Personal information
- Nationality: Italian
- Born: 26 December 1995 (age 30) Milan, Italy
- Height: 1.67 m (5 ft 6 in)
- Weight: 60 kg (132 lb)
- Spike: 296 cm (117 in)
- Block: 213 cm (84 in)

Volleyball information
- Position: Libero
- Current club: Savino Del Bene
- Number: 10

Career
| Years | Teams |
| 2012–2013 | Villa Cortese |
| 2013–2019 | San Casciano |
| 2019–2023 | Pro Victoria Monza |
| 2023– | Savino Del Bene |

National team
| 2015– | Italy |

Honours
Women's volleyball
Representing Italy
World Championship
| Silver medal – second place | 2018 Japan | Team |
FIVB Nations League
| Gold medal – first place | 2024 Bangkok | Team |
European Championship
| Gold medal – first place | 2021 Serbia/Bulgaria/Croatia/Romania | Team |
| Bronze medal – third place | 2019 Turkey | Team |
FIVB World Grand Prix
| Silver medal – second place | 2017 Nanjing |  |
Montreux Volley Masters
| Bronze medal – third place | 2019 Montreux | Team |

= Beatrice Parrocchiale =

Italian volleyball player (born 1995)

Beatrice Parrocchiale (born 26 December 1995) is an Italian volleyball player, playing as a libero. She is part of the Italy women's national volleyball team.

==Career==
Parrocchiale won the A2 Italian Cup with San Casciano.

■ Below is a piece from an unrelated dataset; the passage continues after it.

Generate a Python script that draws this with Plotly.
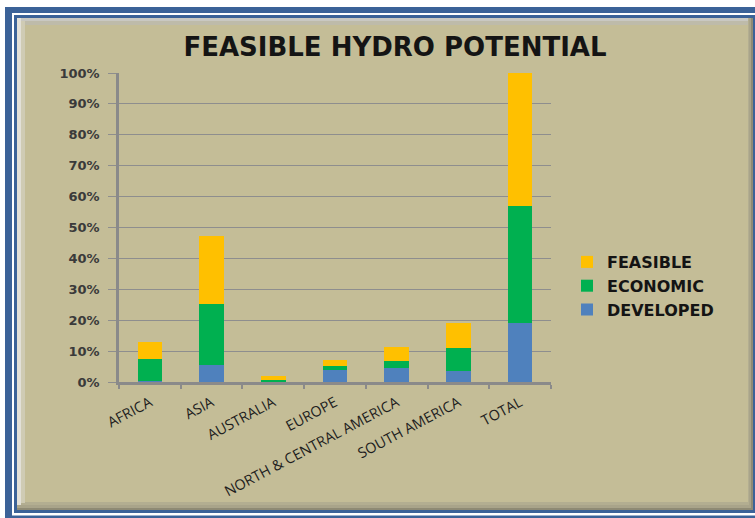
import plotly.graph_objects as go

# Regions and their share of the world total (percent), one array per stacked segment
regions = ["AFRICA", "ASIA", "AUSTRALIA", "EUROPE", "NORTH & CENTRAL AMERICA",
           "SOUTH AMERICA", "TOTAL"]
developed = [0.4, 5.5, 0.2, 4.0, 4.5, 3.5, 19.1]
economic = [7.1, 19.6, 0.5, 1.2, 2.2, 7.5, 38.0]
feasible = [5.5, 22.2, 1.2, 1.8, 4.6, 8.1, 42.9]
y_ticks = [0, 10, 20, 30, 40, 50, 60, 70, 80, 90, 100]
y_tick_labels = ["0%", "10%", "20%", "30%", "40%", "50%", "60%", "70%", "80%",
                 "90%", "100%"]

# Page geometry in pixels
FIG_W, FIG_H = 755, 518
PLOT_L, PLOT_R, PLOT_T, PLOT_B = 119, 551, 73, 382
PW, PH = PLOT_R - PLOT_L, PLOT_B - PLOT_T


def px_x(p):
    return (p - PLOT_L) / PW


def px_y(p):
    return (PLOT_B - p) / PH


def box(x0, y0, x1, y1, color):
    return dict(type="rect", xref="paper", yref="paper", layer="below",
                x0=px_x(x0), x1=px_x(x1), y0=px_y(y1), y1=px_y(y0),
                fillcolor=color, line=dict(width=0))


BLUE_FRAME = "#3B6298"
TAN = "#C4BD97"

frame = [
    box(5, 7, 780, 540, BLUE_FRAME),
    box(12, 13, 780, 515.5, "#FFFFFF"),
    box(14, 15, 756, 513, BLUE_FRAME),
    box(17, 18, 753, 510, "#8E8A74"),
    box(17, 18, 751, 508, "#A9A48A"),
    box(17, 18, 749, 505, "#B3AE91"),
    box(17, 18, 748, 21, "#C9C8C2"),
    box(17, 18, 21, 505, "#E2E0D8"),
    box(21, 21, 748, 25, "#BEBBAA"),
    box(21, 21, 25, 503, "#CFCBB4"),
    box(25, 25, 748, 502, TAN),
]

fig = go.Figure()
fig.add_bar(name="DEVELOPED", x=regions, y=developed, marker_color="#4F81BD")
fig.add_bar(name="ECONOMIC", x=regions, y=economic, marker_color="#00B050")
fig.add_bar(name="FEASIBLE", x=regions, y=feasible, marker_color="#FFC000")
fig.update_traces(marker_line_width=0)

fig.update_layout(
    width=FIG_W, height=FIG_H,
    margin=dict(l=PLOT_L, r=FIG_W - PLOT_R, t=PLOT_T, b=FIG_H - PLOT_B),
    paper_bgcolor="#FFFFFF",
    plot_bgcolor="rgba(0,0,0,0)",
    barmode="stack",
    bargap=0.6,
    shapes=frame,
    title=dict(text="FEASIBLE HYDRO POTENTIAL", xref="container", yref="container",
               x=395 / FIG_W, y=1 - 47 / FIG_H, xanchor="center", yanchor="middle",
               font=dict(family="DejaVu Sans", size=26, color="#141414", weight="bold")),
    legend=dict(x=px_x(567), y=px_y(245), xanchor="left", yanchor="top",
                traceorder="reversed", bgcolor="rgba(0,0,0,0)",
                font=dict(family="DejaVu Sans", size=16, color="#141414", weight="bold")),
    showlegend=True,
)

fig.update_yaxes(
    range=[0, 100], tickmode="array", tickvals=y_ticks, ticktext=y_tick_labels,
    showgrid=True, gridcolor="#8E8E8E", gridwidth=1,
    showline=True, linecolor="#8A8A8A", linewidth=2.5,
    ticks="outside", ticklen=8, tickcolor="#8E8E8E", tickwidth=1,
    ticklabelstandoff=6, zeroline=False,
    tickfont=dict(family="DejaVu Sans", size=13, color="#3A3A3A", weight="bold"),
)
fig.update_xaxes(
    showline=True, linecolor="#8A8A8A", linewidth=2.5,
    ticks="outside", tickson="boundaries", ticklen=4, tickcolor="#8A8A8A", tickwidth=1.5,
    tickangle=-28, ticklabelstandoff=4,
    tickfont=dict(family="Open Sans", size=14.5, color="#1E1E1E"),
)

fig.write_html("out.html")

She competed at the 2015 European Games in Baku. She participated in the 2015 FIVB Volleyball World Grand Prix, and 2019 Montreux Volley Masters.

She won the 2017 FIVB World Grand Prix silver medal and later played the 2017 European Championship with her national team, reaching the fifth place.

On club level she played for Atletica Amatori Orago in 2015.

She was selected to play the Italian League All-Star game in 2017.